Philosophers and bubbles

Philosophy class earlier…still having a great time but it bugs me that so many philosophers treat the mind as if it were something that could be considered apart from the body, as if mind were cool little bubbles of thought and word, connecting, separating and reconnecting in some immaterial linguistic hyperspace.

Not me I ‘m afraid.

Imagine a vast machine, one that takes up building after building, all connected by some enormous network of pipe, cable and wire. Imagine that each of these buildings is connected to the world by its own sensors; these sensors are set at various heights, with different directional orientations, collecting different information about the world by different methods. Imagine that the vast majority of the machine’s work is done in-house in the different various buildings, its products made, decisions about future manufacturing, about the activity of the sensors, about work pace, etc. are all made in-building before a summary of activity is sent along the network to proximate buildings and (recently) to the assessment team.  Now imagine the assessment team has been assembled to help the buildings coordinate their efforts. The idea is that the team will help the overall functioning in the few cases where some modulation of productivity might help the vast machine adjust to its changing market place.  The team has a place for itself at the edge of some of the buildings – this place added on after the rest of the buildings were already in place and fully functioning. The team is wired in to the system so it can receive summary reports from the buildings, but the team doesn’t know about the vast majority of the day-to-day activity, processes or decisions of the various buildings in the vast machine. The team doesn’t need to know about the day-to-day because that’s not why the team was assembled.  In fact knowing the day-to-day would interfere with the team’s job.

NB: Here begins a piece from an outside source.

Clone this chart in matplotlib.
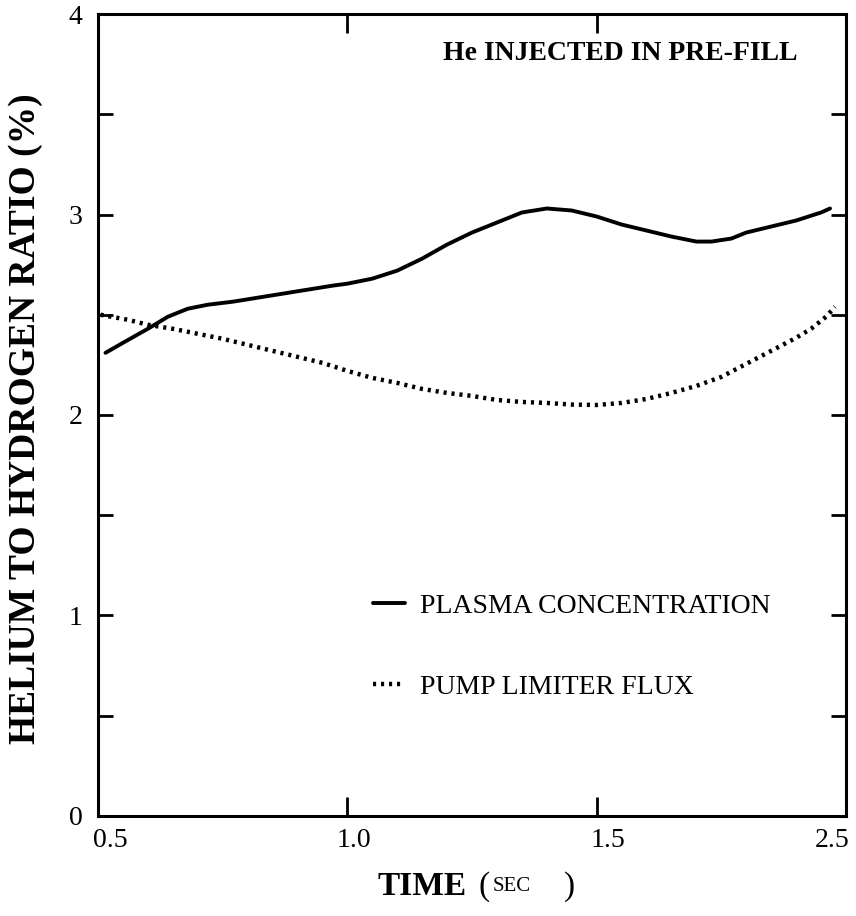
import matplotlib
matplotlib.use("Agg")
import matplotlib.pyplot as plt
import matplotlib.transforms as mtransforms
from matplotlib.ticker import MultipleLocator, FixedLocator

# values
plasma_t = [0.515, 0.55, 0.60, 0.64, 0.68, 0.72, 0.77, 0.82, 0.87, 0.92, 0.97,
            1.00, 1.05, 1.10, 1.15, 1.20, 1.25, 1.30, 1.35, 1.40, 1.45, 1.50,
            1.55, 1.60, 1.65, 1.70, 1.73, 1.77, 1.80, 1.85, 1.90, 1.95, 1.968]
plasma_ratio = [2.31, 2.36, 2.43, 2.49, 2.53, 2.55, 2.565, 2.585, 2.605, 2.625, 2.645,
                2.655, 2.68, 2.72, 2.78, 2.85, 2.91, 2.96, 3.01, 3.03, 3.02, 2.99,
                2.95, 2.92, 2.89, 2.865, 2.865, 2.88, 2.91, 2.94, 2.97, 3.01, 3.03]

flux_t = [0.505, 0.56, 0.60, 0.65, 0.70, 0.75, 0.80, 0.85, 0.90, 0.95, 1.00,
          1.05, 1.10, 1.15, 1.20, 1.25, 1.30, 1.35, 1.40, 1.45, 1.50, 1.55,
          1.60, 1.65, 1.70, 1.75, 1.80, 1.85, 1.90, 1.93, 1.96, 1.978]
flux_ratio = [2.50, 2.475, 2.45, 2.43, 2.405, 2.38, 2.35, 2.32, 2.29, 2.26, 2.22,
              2.185, 2.16, 2.13, 2.11, 2.095, 2.075, 2.065, 2.06, 2.052, 2.05, 2.06,
              2.08, 2.11, 2.145, 2.19, 2.255, 2.32, 2.385, 2.43, 2.49, 2.54]

# the original figure labels its last tick "2.5"
xtick_pos = [0.5, 1.0, 1.5, 2.0]
xtick_labels = ["0.5", "1.0", "1.5", "2.5"]
ytick_pos = [0, 1, 2, 3, 4]

SERIF = ["Liberation Serif", "DejaVu Serif"]
plt.rcParams["font.family"] = SERIF

fig = plt.figure(figsize=(8.56, 9.16), dpi=100)
ax = fig.add_axes([0.1145, 0.1092, 0.8738, 0.8755])

ax.plot(plasma_t, plasma_ratio, color="black", lw=2.8, solid_capstyle="round",
        solid_joinstyle="round", label="PLASMA CONCENTRATION")
ax.plot(flux_t, flux_ratio, color="black", lw=3.2, linestyle=(0, (0.7, 1.1)),
        dash_capstyle="butt", label="PUMP LIMITER FLUX")

ax.set_xlim(0.5, 2.0)
ax.set_ylim(0, 4)

for sp in ax.spines.values():
    sp.set_linewidth(2.2)

ax.xaxis.set_major_locator(FixedLocator(xtick_pos))
ax.set_xticklabels(xtick_labels)
ax.yaxis.set_major_locator(FixedLocator(ytick_pos))
ax.yaxis.set_minor_locator(MultipleLocator(0.5))

ax.tick_params(axis="both", which="both", direction="in", width=2.0,
               labelsize=20, colors="black")
ax.tick_params(axis="x", which="major", length=14, top=True, pad=9)
ax.tick_params(axis="y", which="major", length=11, right=True, pad=11)
ax.tick_params(axis="y", which="minor", length=11, right=True)

# nudge x tick labels the way they sit in the scan (pixels)
for lab, dx in zip(ax.get_xticklabels(), [12, 7, 11, -14]):
    lab.set_transform(lab.get_transform()
                      + mtransforms.ScaledTranslation(dx / 100, 0, fig.dpi_scale_trans))

ax.text(0.461, 0.951, "He INJECTED IN PRE-FILL", transform=ax.transAxes,
        fontsize=20, fontweight="bold", ha="left", va="center")

ax.legend(loc="upper left", bbox_to_anchor=(0.368, 0.2775), frameon=False,
          fontsize=20, handlelength=1.15, handletextpad=0.55,
          labelspacing=2.0, borderpad=0, borderaxespad=0)

fig.text(0.030, 0.5426, "HELIUM TO HYDROGEN RATIO (%)", rotation=90,
         fontsize=27, fontweight="bold", ha="center", va="center")

base = 0.0229
fig.text(378 / 856, base, "TIME", fontsize=24, fontweight="bold",
         ha="left", va="baseline")
fig.text(478 / 856, base, "(", fontsize=24, ha="left", va="baseline")
fig.text(493 / 856, base + 0.004, "SEC", fontsize=15, ha="left", va="baseline")
fig.text(564 / 856, base, ")", fontsize=24, ha="left", va="baseline")

fig.savefig("out.png", dpi=100)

The team was assembled to be able to assess things like ‘building T is making stuff that is going to undermine the ability of building E to function at all, so despite the fact that T really likes what it is doing, it needs to pull back because without E, T can’t keep going.’  Now imagine that in order for the team to come to that conclusion and send its message/suggestion back to building T, the message tube produces blue and pink iridescent bubbles that float out the window and up into the sky above the vast machine.  Aware reason: those bubbles, that’s what most philosophers think make us human.

Not a bubble person, me.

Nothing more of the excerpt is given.